Nika Kohn Fleissig

Connected to Ari KOHN, Class of 2021


Name: Nika Kohn Fleissig
Birth: 5/27/1920
Birthplace: Krakow, Poland
Death: 1/2/2019

Connected to: Ari KOHN, Class of 2021
Connection: Grandmother

Nika Kohn Fleissig was born to a well-off family in Krakow, Poland. She had an excellent education and a very happy childhood with her two parents and younger brother. When she was 20, the Nazis invaded her hometown and she was kicked out of her house. They went to live with other family members in a nearby town. Subsequently, the Germans rounded up that town of mostly Jews and took them on a bus. Nika’s father bribed the bus driver to keep her in the front of the truck and pose as his non-Jewish girlfriend.

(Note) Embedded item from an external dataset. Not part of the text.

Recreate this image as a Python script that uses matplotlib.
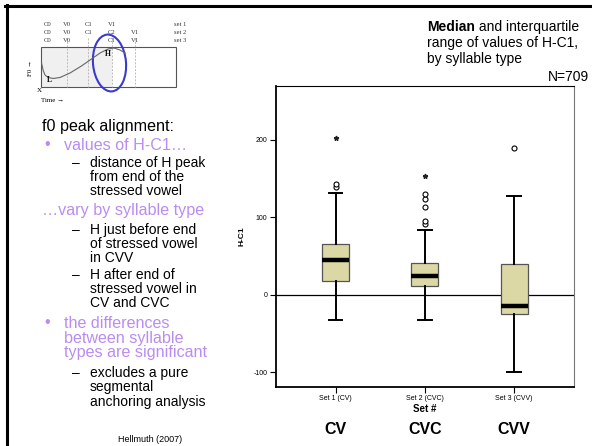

She was separated from her mother, father and brother, all of whom were taken to Auschwitz and killed. Alone, she assumed a false identity of a non-Jew and had various jobs in Poland while it was under Nazi occupation, as she could speak Polish, German and French fluently. She joined the underground forces during the Warsaw uprising, but was soon captured by the Germans and taken to an all-women prisoner camp on the Dutch-German border. She was liberated by Canadian and British forces in April of 1945, still under a false persona. She then worked under British and US intelligence, serving as a translator. Nika was placed on a liberty ship in 1946 to be reunited with her aunt and uncle in Philadelphia in the United States. Five weeks later, she married Alfred Fleissig, a Polish man who had lost his wife and four-year-old daughter in the war. They moved to Westchester, New York and raised two kids, Alicia and Will Fleissig.